| DIRECTION |
Repeat the listing exactly as given, omitting every image.

---------- STORED ROWS

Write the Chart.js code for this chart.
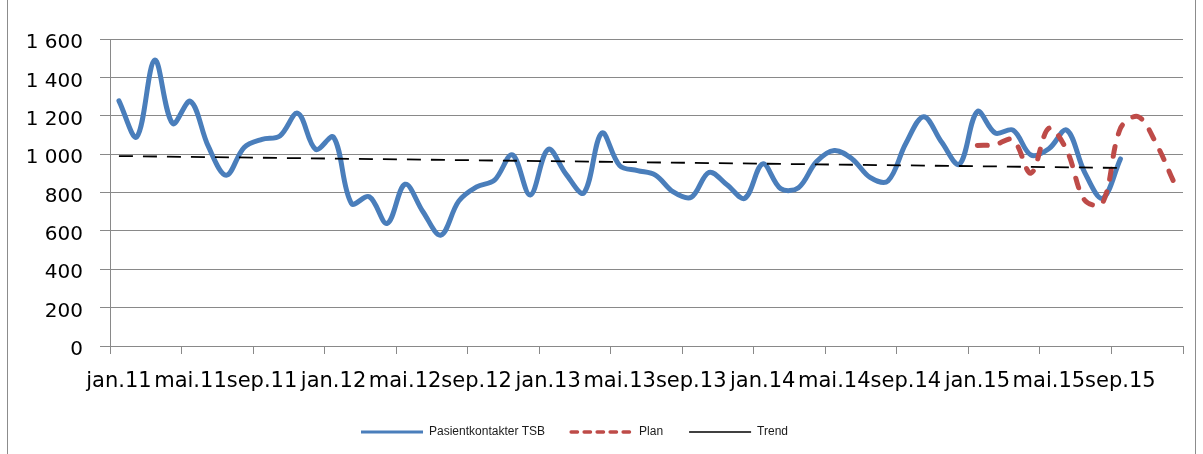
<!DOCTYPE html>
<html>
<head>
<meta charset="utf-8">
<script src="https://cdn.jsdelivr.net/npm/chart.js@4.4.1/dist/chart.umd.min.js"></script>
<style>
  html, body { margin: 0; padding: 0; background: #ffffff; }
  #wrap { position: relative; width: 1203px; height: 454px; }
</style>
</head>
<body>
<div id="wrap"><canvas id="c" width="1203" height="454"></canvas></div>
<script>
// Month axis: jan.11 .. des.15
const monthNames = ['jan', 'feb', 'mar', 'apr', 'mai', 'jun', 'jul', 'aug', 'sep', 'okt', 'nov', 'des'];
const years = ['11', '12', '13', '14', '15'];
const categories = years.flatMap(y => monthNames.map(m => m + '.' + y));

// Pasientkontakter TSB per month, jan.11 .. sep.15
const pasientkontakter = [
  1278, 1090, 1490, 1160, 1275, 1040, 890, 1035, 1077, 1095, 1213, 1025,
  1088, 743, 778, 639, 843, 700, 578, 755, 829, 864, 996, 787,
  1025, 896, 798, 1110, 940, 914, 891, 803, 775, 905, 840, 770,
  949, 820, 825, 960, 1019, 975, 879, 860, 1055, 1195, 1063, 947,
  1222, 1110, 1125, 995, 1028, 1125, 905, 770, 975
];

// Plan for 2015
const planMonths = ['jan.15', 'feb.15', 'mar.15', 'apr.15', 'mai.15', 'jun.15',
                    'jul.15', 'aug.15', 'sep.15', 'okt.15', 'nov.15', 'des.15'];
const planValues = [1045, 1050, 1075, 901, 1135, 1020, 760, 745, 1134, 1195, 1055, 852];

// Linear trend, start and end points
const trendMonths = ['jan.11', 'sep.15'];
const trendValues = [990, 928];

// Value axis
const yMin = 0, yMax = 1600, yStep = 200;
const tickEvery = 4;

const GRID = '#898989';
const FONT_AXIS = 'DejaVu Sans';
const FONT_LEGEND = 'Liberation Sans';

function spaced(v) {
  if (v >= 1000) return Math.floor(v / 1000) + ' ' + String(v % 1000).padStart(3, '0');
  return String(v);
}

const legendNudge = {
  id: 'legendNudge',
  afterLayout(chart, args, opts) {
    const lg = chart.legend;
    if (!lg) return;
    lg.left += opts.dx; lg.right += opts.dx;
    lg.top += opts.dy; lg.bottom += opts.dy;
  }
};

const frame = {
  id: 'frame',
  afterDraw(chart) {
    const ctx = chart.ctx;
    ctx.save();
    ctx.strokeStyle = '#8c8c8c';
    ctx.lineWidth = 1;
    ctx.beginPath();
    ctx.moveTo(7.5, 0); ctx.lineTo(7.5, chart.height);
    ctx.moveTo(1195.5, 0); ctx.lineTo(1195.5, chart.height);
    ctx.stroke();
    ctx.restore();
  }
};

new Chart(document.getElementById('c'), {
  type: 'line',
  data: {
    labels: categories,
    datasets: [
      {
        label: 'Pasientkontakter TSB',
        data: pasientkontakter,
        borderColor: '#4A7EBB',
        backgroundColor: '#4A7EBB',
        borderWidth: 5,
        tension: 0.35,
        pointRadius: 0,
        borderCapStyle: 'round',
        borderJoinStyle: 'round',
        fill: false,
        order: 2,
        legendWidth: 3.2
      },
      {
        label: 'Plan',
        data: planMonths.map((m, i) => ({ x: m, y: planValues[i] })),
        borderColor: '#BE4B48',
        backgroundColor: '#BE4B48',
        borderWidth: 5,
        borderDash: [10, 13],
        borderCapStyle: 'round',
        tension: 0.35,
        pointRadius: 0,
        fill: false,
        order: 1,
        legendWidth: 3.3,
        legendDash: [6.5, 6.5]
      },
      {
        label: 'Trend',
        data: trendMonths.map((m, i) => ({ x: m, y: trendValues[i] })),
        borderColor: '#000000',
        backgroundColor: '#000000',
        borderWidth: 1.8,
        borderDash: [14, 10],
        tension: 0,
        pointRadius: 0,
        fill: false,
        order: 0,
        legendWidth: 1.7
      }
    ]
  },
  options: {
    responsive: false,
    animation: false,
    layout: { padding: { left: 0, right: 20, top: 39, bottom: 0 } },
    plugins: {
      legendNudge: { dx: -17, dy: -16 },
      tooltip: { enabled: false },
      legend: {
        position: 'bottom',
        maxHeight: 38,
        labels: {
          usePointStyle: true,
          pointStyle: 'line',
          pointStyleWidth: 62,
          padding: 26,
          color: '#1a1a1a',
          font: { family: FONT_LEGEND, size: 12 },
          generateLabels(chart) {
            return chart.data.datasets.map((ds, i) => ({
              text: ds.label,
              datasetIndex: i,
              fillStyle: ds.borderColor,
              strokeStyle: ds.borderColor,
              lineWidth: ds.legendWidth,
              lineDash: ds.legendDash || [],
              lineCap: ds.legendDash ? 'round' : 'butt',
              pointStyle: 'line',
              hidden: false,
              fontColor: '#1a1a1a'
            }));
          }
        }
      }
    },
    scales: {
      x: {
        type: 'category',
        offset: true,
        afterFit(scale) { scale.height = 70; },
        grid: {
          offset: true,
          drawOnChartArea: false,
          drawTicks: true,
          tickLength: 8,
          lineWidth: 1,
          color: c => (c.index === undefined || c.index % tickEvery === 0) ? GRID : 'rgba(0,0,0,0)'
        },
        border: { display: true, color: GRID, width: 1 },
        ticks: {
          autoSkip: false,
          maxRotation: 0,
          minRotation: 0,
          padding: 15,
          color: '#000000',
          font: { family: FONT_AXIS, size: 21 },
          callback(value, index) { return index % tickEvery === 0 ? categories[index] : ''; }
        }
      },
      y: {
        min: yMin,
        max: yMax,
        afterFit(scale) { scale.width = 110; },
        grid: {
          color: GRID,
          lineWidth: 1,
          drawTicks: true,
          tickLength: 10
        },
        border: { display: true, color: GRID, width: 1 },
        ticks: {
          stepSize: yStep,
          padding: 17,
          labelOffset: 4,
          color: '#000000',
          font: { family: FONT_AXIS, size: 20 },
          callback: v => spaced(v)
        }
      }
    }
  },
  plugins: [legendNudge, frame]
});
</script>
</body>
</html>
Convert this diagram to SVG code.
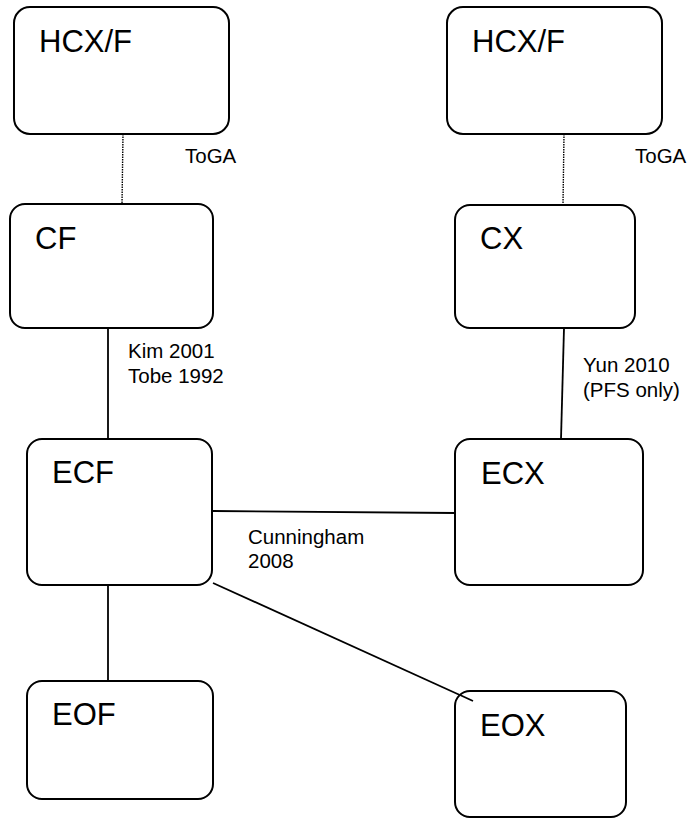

--------------------

| RESPONSE TO THE EXERCISE |
Write the Chart.js code for this chart.
<!DOCTYPE html>
<html>
<head>
<meta charset="utf-8">
<script src="https://cdn.jsdelivr.net/npm/chart.js@4.4.1/dist/chart.umd.min.js"></script>
<style>
  html, body { margin: 0; padding: 0; background: #ffffff; }
  #wrap { position: relative; width: 1203px; height: 454px; }
</style>
</head>
<body>
<div id="wrap"><canvas id="c" width="1203" height="454"></canvas></div>
<script>
// Month axis: jan.11 .. des.15
const monthNames = ['jan', 'feb', 'mar', 'apr', 'mai', 'jun', 'jul', 'aug', 'sep', 'okt', 'nov', 'des'];
const years = ['11', '12', '13', '14', '15'];
const categories = years.flatMap(y => monthNames.map(m => m + '.' + y));

// Pasientkontakter TSB per month, jan.11 .. sep.15
const pasientkontakter = [
  1278, 1090, 1490, 1160, 1275, 1040, 890, 1035, 1077, 1095, 1213, 1025,
  1088, 743, 778, 639, 843, 700, 578, 755, 829, 864, 996, 787,
  1025, 896, 798, 1110, 940, 914, 891, 803, 775, 905, 840, 770,
  949, 820, 825, 960, 1019, 975, 879, 860, 1055, 1195, 1063, 947,
  1222, 1110, 1125, 995, 1028, 1125, 905, 770, 975
];

// Plan for 2015
const planMonths = ['jan.15', 'feb.15', 'mar.15', 'apr.15', 'mai.15', 'jun.15',
                    'jul.15', 'aug.15', 'sep.15', 'okt.15', 'nov.15', 'des.15'];
const planValues = [1045, 1050, 1075, 901, 1135, 1020, 760, 745, 1134, 1195, 1055, 852];

// Linear trend, start and end points
const trendMonths = ['jan.11', 'sep.15'];
const trendValues = [990, 928];

// Value axis
const yMin = 0, yMax = 1600, yStep = 200;
const tickEvery = 4;

const GRID = '#898989';
const FONT_AXIS = 'DejaVu Sans';
const FONT_LEGEND = 'Liberation Sans';

function spaced(v) {
  if (v >= 1000) return Math.floor(v / 1000) + ' ' + String(v % 1000).padStart(3, '0');
  return String(v);
}

const legendNudge = {
  id: 'legendNudge',
  afterLayout(chart, args, opts) {
    const lg = chart.legend;
    if (!lg) return;
    lg.left += opts.dx; lg.right += opts.dx;
    lg.top += opts.dy; lg.bottom += opts.dy;
  }
};

const frame = {
  id: 'frame',
  afterDraw(chart) {
    const ctx = chart.ctx;
    ctx.save();
    ctx.strokeStyle = '#8c8c8c';
    ctx.lineWidth = 1;
    ctx.beginPath();
    ctx.moveTo(7.5, 0); ctx.lineTo(7.5, chart.height);
    ctx.moveTo(1195.5, 0); ctx.lineTo(1195.5, chart.height);
    ctx.stroke();
    ctx.restore();
  }
};

new Chart(document.getElementById('c'), {
  type: 'line',
  data: {
    labels: categories,
    datasets: [
      {
        label: 'Pasientkontakter TSB',
        data: pasientkontakter,
        borderColor: '#4A7EBB',
        backgroundColor: '#4A7EBB',
        borderWidth: 5,
        tension: 0.35,
        pointRadius: 0,
        borderCapStyle: 'round',
        borderJoinStyle: 'round',
        fill: false,
        order: 2,
        legendWidth: 3.2
      },
      {
        label: 'Plan',
        data: planMonths.map((m, i) => ({ x: m, y: planValues[i] })),
        borderColor: '#BE4B48',
        backgroundColor: '#BE4B48',
        borderWidth: 5,
        borderDash: [10, 13],
        borderCapStyle: 'round',
        tension: 0.35,
        pointRadius: 0,
        fill: false,
        order: 1,
        legendWidth: 3.3,
        legendDash: [6.5, 6.5]
      },
      {
        label: 'Trend',
        data: trendMonths.map((m, i) => ({ x: m, y: trendValues[i] })),
        borderColor: '#000000',
        backgroundColor: '#000000',
        borderWidth: 1.8,
        borderDash: [14, 10],
        tension: 0,
        pointRadius: 0,
        fill: false,
        order: 0,
        legendWidth: 1.7
      }
    ]
  },
  options: {
    responsive: false,
    animation: false,
    layout: { padding: { left: 0, right: 20, top: 39, bottom: 0 } },
    plugins: {
      legendNudge: { dx: -17, dy: -16 },
      tooltip: { enabled: false },
      legend: {
        position: 'bottom',
        maxHeight: 38,
        labels: {
          usePointStyle: true,
          pointStyle: 'line',
          pointStyleWidth: 62,
          padding: 26,
          color: '#1a1a1a',
          font: { family: FONT_LEGEND, size: 12 },
          generateLabels(chart) {
            return chart.data.datasets.map((ds, i) => ({
              text: ds.label,
              datasetIndex: i,
              fillStyle: ds.borderColor,
              strokeStyle: ds.borderColor,
              lineWidth: ds.legendWidth,
              lineDash: ds.legendDash || [],
              lineCap: ds.legendDash ? 'round' : 'butt',
              pointStyle: 'line',
              hidden: false,
              fontColor: '#1a1a1a'
            }));
          }
        }
      }
    },
    scales: {
      x: {
        type: 'category',
        offset: true,
        afterFit(scale) { scale.height = 70; },
        grid: {
          offset: true,
          drawOnChartArea: false,
          drawTicks: true,
          tickLength: 8,
          lineWidth: 1,
          color: c => (c.index === undefined || c.index % tickEvery === 0) ? GRID : 'rgba(0,0,0,0)'
        },
        border: { display: true, color: GRID, width: 1 },
        ticks: {
          autoSkip: false,
          maxRotation: 0,
          minRotation: 0,
          padding: 15,
          color: '#000000',
          font: { family: FONT_AXIS, size: 21 },
          callback(value, index) { return index % tickEvery === 0 ? categories[index] : ''; }
        }
      },
      y: {
        min: yMin,
        max: yMax,
        afterFit(scale) { scale.width = 110; },
        grid: {
          color: GRID,
          lineWidth: 1,
          drawTicks: true,
          tickLength: 10
        },
        border: { display: true, color: GRID, width: 1 },
        ticks: {
          stepSize: yStep,
          padding: 17,
          labelOffset: 4,
          color: '#000000',
          font: { family: FONT_AXIS, size: 20 },
          callback: v => spaced(v)
        }
      }
    }
  },
  plugins: [legendNudge, frame]
});
</script>
</body>
</html>
Convert this diagram to SVG code.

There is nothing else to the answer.